What to Look for in a Fulfillment Provider
When you sell products online, shipping can be a headache you don’t want to handle on your own. It can also eat up a lot of your profit if you don’t have the kinds of bulk orders that qualify you for discounted shipping rates. That’s where fulfillment providers come in.
Fulfillment providers essentially deal with the shipping and handling on your behalf. Because they’ve negotiated low rates with reputable shipping services like FedEx and UPS, you pay less for shipping products to your customers, and you don’t even have to touch your products to do so.
Choose Your Provider Carefully
There are many companies that offer fulfillment services, each with its own specialties and benefits. Start your search by knowing what you need in a provider.
Consider what you need to ship. Does your product require special handling, such as refrigerated food items or delicate glass? Are your products excessively heavy or large? When you have special needs when it comes to shipping, you want to ensure the fulfillment service you work with has experience shipping your type of product so it can arrive at your customer’s doorstep intact and on time.
Think about how frequently you ship products. Some fulfillment services have minimum requirements on how many orders you’ll need to ship. If you can’t meet that threshold, you need to find a provider that deals with smaller customers like you.
Look for other services. Some companies offer the full customer service experience, including processing returns. You’d probably not want to have that task added to your plate, so look at how you can streamline customer service with a single provider.
Consider your e-commerce platform. Whether you use Shopify, Amazon, Volusion, or another e-commerce system to process your orders, it can be immensely helpful to work with a fulfillment provider that integrates with the service you use. This makes it simple to manage inventory, orders, and returns.
Consider a provider that can help you sell more. Amazon is such a popular selling tool, many e-commerce companies sell exclusively through the shopping site. While you don’t have to use Fulfilled By Amazon to sell on Amazon, there is some positive clout that comes with doing so, since Amazon is praised by customers for its fast shipping and stress-free return process. Also, Prime members tend to only buy products that offer 2-day Prime shipping, so partnering with FBA can get you access to their orders. Working with a name brand like Amazon can significantly boost your sales.
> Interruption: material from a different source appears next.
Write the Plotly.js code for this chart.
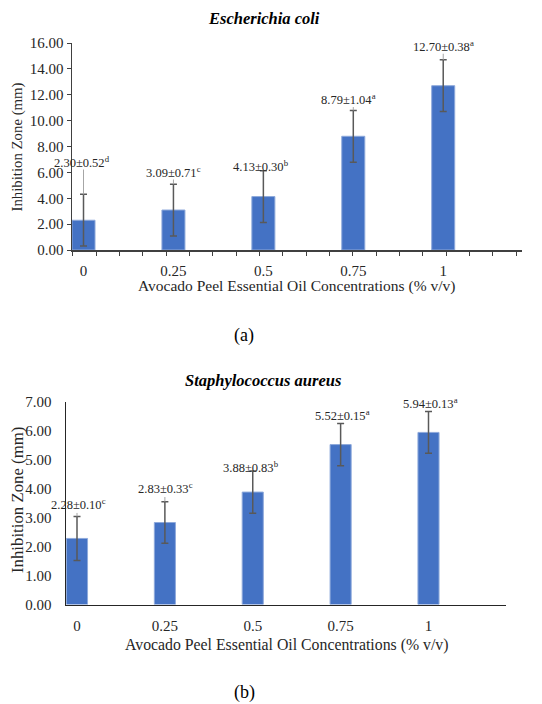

Forecast your growth potential. Wherever you are currently with your fulfillment needs, will that stay the same over the coming months and years, or will it grow (or shrink)? Ideally, you’d want to find a company that can scale as you grow, and maybe offer preferred pricing if you hit a new volume tier.
Now, Look at Costs
There are four primary categories for fees when working with a fulfillment provider.
Intake fees: This is what you pay for the provider to receive and sort your products in its warehouse. Typically you’ll pay between $15 to 35 per pallet.
Storage fees. Fulfillment companies charge to store your products in their warehouse either by pallet or cubic feet. You may also have to pay a shelf fee based on how much space your products take up. Expect this to run $15-40 per month.
Pick and pack fees. This covers the cost of a fulfillment employee packaging items into a box, as well as the packing materials used. Not all charge this, but you likely won’t pay over $3 per package.
Shipping fees. Naturally, you also have to cover the cost to ship your products. Fortunately, you can save as much as 50% what you’d pay if you shipped it yourself. The higher the volume of your shipped packages, the more you can save.
With shipping, consider how long your products will spend sitting in a fulfillment provider’s warehouse. Do you have fast turnover? Will you be sending lots of small items or a few larger items?
Now that you know the basic costs, you can run a rough estimate on what it would cost you to ship the average month’s orders out. As you begin to look at specific providers, you can compare costs across the board and see who leaves you with enough profit margin and provides all the services you want.
Ask for a Referral
In addition to your own criteria, you want to find a provider who is reputable in your industry. If you have ecommerce contacts, ask who they use for fulfillment. If you don’t have contacts who can refer you, read reviews online and assess the top brands based on your own needs.
Shipping products is a huge part of the e-commerce equation. But finding the right fulfillment provider makes it so much easier, faster, and cheaper to get your products out of the door and into your customers’ hands.